A group of Texas cyclists flagged down by a concerned passerby on a morning ride stopped to investigate, and ended up saving a stranded dog in despair from a concrete bridge support beam, 20 feet off the ground.
Abbey Robinson, 45, had joined a spontaneous ride with six cyclists from her hometown of Fort Worth to Dallas on the morning of May 21 when the group was flagged down, 28 miles into their 77-mile round trip.
“At about 10:30 a.m., we were riding eastbound on Trinity Boulevard in an industrial part of Grand Prairie, and a woman had stopped her car on the opposite side of the road,” Abbey said. “She was trying to flag us down, pointing to the bridge, saying there was a dog stuck and couldn’t get down.”
At first, the group couldn’t spot the dog, but Abbey dismounted and started walking along the bridge. She finally found the dog’s face “peeking out” from under the concrete. Shocked to see the dog stuck there, Abbey accidentally dropped her sunglasses onto the beam.
She states that she couldn’t tell the dog’s condition from above, but assumed she must be thirsty.

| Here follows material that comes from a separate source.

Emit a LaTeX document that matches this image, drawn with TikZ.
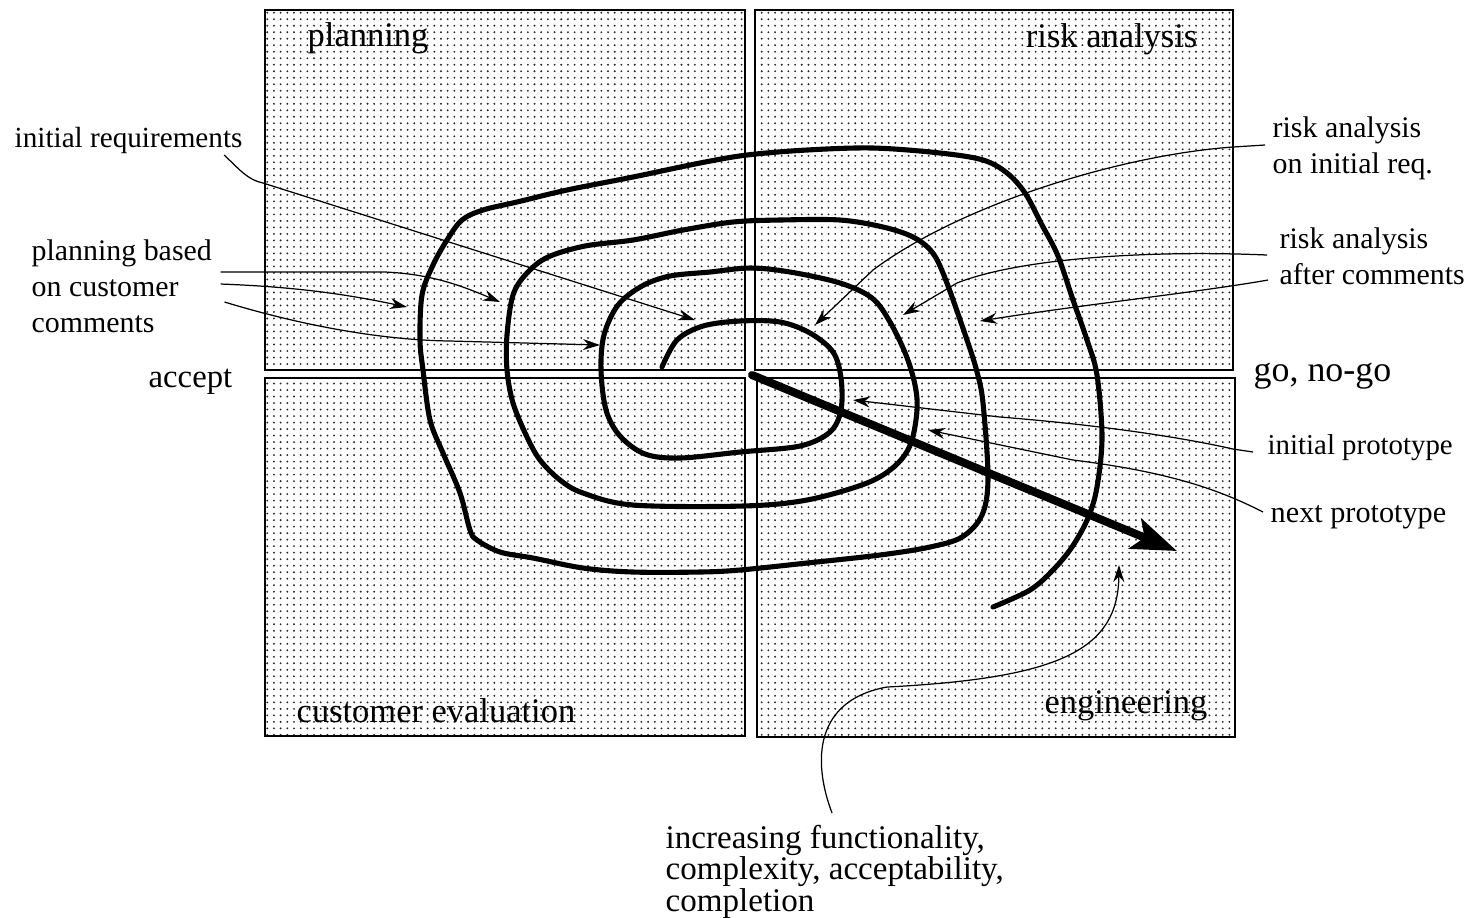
\documentclass[tikz,border=0pt]{standalone}
\usepackage{fontspec}
\setmainfont{Liberation Serif}
\usetikzlibrary{arrows.meta,positioning,patterns}
\pgfdeclarepatternformonly{finedots}{\pgfqpoint{-0.4pt}{-0.4pt}}{\pgfqpoint{0.4pt}{0.4pt}}{\pgfqpoint{1.9pt}{1.85pt}}{%
  \pgfpathcircle{\pgfpointorigin}{0.3pt}\pgfusepath{fill}}
\tikzset{
  quad/.style={draw, line width=0.55pt, pattern=finedots, pattern color=black!85},
  coil/.style={line width=1.45pt, line cap=round, line join=round},
  conn/.style={-{Stealth[length=1.7mm,width=1.1mm]}, line width=0.35pt},
  bigarrow/.style={-{Stealth[length=4.5mm,width=3.2mm,inset=1mm]}, line width=2.3pt, line cap=round},
  lbl/.style={inner sep=0pt, align=left, font=\fontsize{8.5}{10.2}\selectfont},
  ttl/.style={inner sep=0pt, font=\fontsize{9.8}{11}\selectfont},
}

\begin{document}
\begin{tikzpicture}[x=0.01cm, y=-0.01cm]
  \useasboundingbox (0,0) rectangle (1479,917);
  \draw[quad] (265,10) rectangle (745,370);
  \draw[quad] (755,10) rectangle (1233,370);
  \draw[quad] (265,378) rectangle (745,736);
  \draw[quad] (757,378) rectangle (1235,737);

  \node[ttl, anchor=west] (plan) at (307,38) {planning};
  \node[ttl, anchor=east] (risk) at (1198,39) {risk analysis};
  \node[ttl, anchor=west] (ceval) at (296,711) {customer evaluation};
  \node[ttl, anchor=east] (eng) at (1208,706) {engineering};

  \node[lbl, anchor=west, font=\fontsize{8.3}{10}\selectfont] (ireq) at (14,140) {initial requirements};
  \node[lbl, anchor=west] (pbc) at (31,286) {planning based\\on customer\\comments};
  \node[ttl, anchor=west, font=\fontsize{9.3}{11}\selectfont] (acc) at (148,382) {accept};
  \node[lbl, anchor=west] (rinit) at (1272,148) {risk analysis\\on initial req.};
  \node[lbl, anchor=west] (rcom) at (1279,256) {risk analysis\\after comments};
  \node[ttl, anchor=west, font=\fontsize{10.2}{11}\selectfont] (gng) at (1253,376) {go, no-go};
  \node[lbl, anchor=west, font=\fontsize{8.2}{10}\selectfont] (iproto) at (1267,448) {initial prototype};
  \node[lbl, anchor=west, font=\fontsize{8.6}{10}\selectfont] (nproto) at (1270,517) {next prototype};
  \node[lbl, anchor=north west, font=\fontsize{9.4}{9}\selectfont] (incr) at (665,824)
    {increasing functionality,\\complexity, acceptability,\\completion};

  \draw[coil] plot[smooth, tension=0.55] coordinates {
    (662,367) (677,340) (703,326) (740,321) (780,322) (810,333) (833,352) (841,378)
    (841,410) (830,432) (800,446) (740,452) (680,458) (645,454) (620,436) (606,410)
    (601,370) (604,335) (618,305) (642,286) (670,276) (710,272) (750,268) (790,272)
    (840,283) (872,298) (890,322) (906,355) (915,385) (917,410) (911,443) (896,465)
    (867,483) (807,500) (743,506) (633,505) (583,493) (560,480) (540,460) (527,437)
    (513,403) (507,370) (507,335) (513,295) (527,273) (548,257) (585,246) (633,240)
    (683,230) (733,222) (780,220) (840,220) (883,227) (913,237) (932,252) (945,278)
    (967,340) (977,372) (983,403) (988,478) (982,515) (962,537) (930,547) (880,555)
    (807,563) (740,570) (700,572) (633,572) (583,568) (533,558) (500,552) (477,540)
    (470,530) (460,493) (443,453) (430,420) (423,370) (420,340) (422,295) (433,265)
    (447,240) (462,220) (483,210) (517,202) (567,190) (633,177) (700,163) (747,155)
    (807,150) (873,148) (940,153) (983,160) (1007,173) (1025,193) (1042,225) (1058,256)
    (1073,300) (1087,340) (1097,375) (1102,437) (1097,487) (1088,518) (1072,547)
    (1053,570) (1030,590) (993,607)};

  \coordinate (orig) at (752,375);
  \coordinate (far) at (1177,551);
  \draw[bigarrow] (orig) -- (far);

  \coordinate (tReq) at (695,320);
  \coordinate (tPa) at (500,302);
  \coordinate (tPb) at (407,307);
  \coordinate (tPc) at (600,345);
  \coordinate (tRa) at (815,325);
  \coordinate (tRb) at (903,315);
  \coordinate (tRc) at (980,321);
  \coordinate (tIa) at (853,400);
  \coordinate (tNa) at (928,430);
  \coordinate (tInc) at (1119,565);

  \draw[conn] ([shift={(-19,15)}]ireq.east) .. controls (240,170) and (248,180) .. (263,183) -- (tReq);
  \draw[conn] ([shift={(8,-14)}]pbc.east) -- (385,272) .. controls (430,274) and (460,285) .. (tPa);
  \draw[conn] ([shift={(8,-2)}]pbc.east) .. controls (300,287) and (350,295) .. (tPb);
  \draw[conn] ([shift={(12,16)}]pbc.east) .. controls (300,325) and (380,340) .. (450,341) -- (tPc);
  \draw[conn] ([shift={(-7,-3)}]rinit.west) -- (1233,147) .. controls (1120,155) and (960,205) .. (873,270) -- (tRa);
  \draw[conn] ([shift={(-12,-1)}]rcom.west) .. controls (1150,250) and (1020,258) .. (957,283) -- (tRb);
  \draw[conn] ([shift={(-11,24)}]rcom.west) .. controls (1200,292) and (1080,305) .. (tRc);
  \draw[conn] ([shift={(-14,4)}]iproto.west) -- (1233,449) .. controls (1180,437) and (1100,425) .. (1000,417) -- (tIa);
  \draw[conn] ([shift={(-7,-5)}]nproto.west) .. controls (1220,490) and (1170,472) .. (1073,460) -- (tNa);
  \draw[conn] ([shift={(167,-11)}]incr.north west) .. controls (812,760) and (815,700) .. (887,687)
    .. controls (1060,678) and (1118,650) .. (tInc);
\end{tikzpicture}
\end{document}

“It was in the upper-90s that morning already,” Abbey recalled. “I poured a little water from my bottle onto the beam … the look on her face was just despair. She was just quiet and still, and would shift her eyes up toward us without moving her body.”
Witnessing the dog in such a condition, the group began brainstorming what to do, as they realized she wouldn’t be able to get up or down by herself and found that the stuck canine was really scared.
That’s when fellow rider Chris Williamson hailed a van, saw a ladder in the back, and got the driver’s consent to borrow it.
With the help of the ladder, without any hesitation, Chris went down to the beam to gain the dog’s trust.
“He didn’t want to scare her more, so he took his time just sitting next to her, talking to her,” said Abbey. “He even laid down next to her without his helmet to show her he was a friend.
“Once he felt like she trusted him enough, he picked her up and held her over his head so we could reach down and cradle her to safety. We lowered the ladder back down and he climbed back up to the road.”
The dog was dirty, thirsty, and hungry, “but okay,” said Abbey, claiming it appeared she had recently had puppies. She relaxed immediately after being lifted to safety and was glued to Chris’s side thereafter.
“She absolutely knew that he rescued her and seemed really appreciative,” Abbey said.
The cyclists then called Animal Control, who scanned her for a microchip but found none. Feeling uncomfortable sending the dog to an “already overfilled” shelter, the group then placed a call to Saving Hope Rescue, who sent a dog foster to pick her up.
The group bought snacks from a convenience store and sat in the shade to wait.
Saving Hope Rescue, based out of Fort Worth, hailed the group of cyclists “heroes” for their lifesaving rescue effort, posting on Facebook, “Our intake is closed due to a need for more foster support, but how on Earth could we say no to good Samaritans effectively playing the part of experienced animal rescuers?”
They also added that the cyclists decided to name the dog Moriah Wilson, after the U.S.’s top gravel racer who was tragically murdered in Austin that weekend.
Expressing gratitude to the cyclists for their kind act and welcoming Mo to the rescue, they wrote: “[They] changed the world a little bit today.”
Abbey, a maternal/infant healthcare specialist for over 20 years, claims rescuing Mo was “just the right thing to do.” The cyclist group are grateful for the wealth of help they received that day, and say Mo is “doing great,” as they have visited her since the rescue.
“She’s been vetted and spayed, she’s still with her foster mom and has lots of dog friends to play with, and she’ll be available for adoption,” said Abbey.
Abbey was looking for a new way to work out after a surgery when she fell in love with cycling. She “felt like a kid on a bike again,” and has been cycling now for about six years. She implores others to make space for groups like hers.
“Be nice to cyclists!” she said. “Just give us a little room on the road, it only takes a few minutes to be kind.”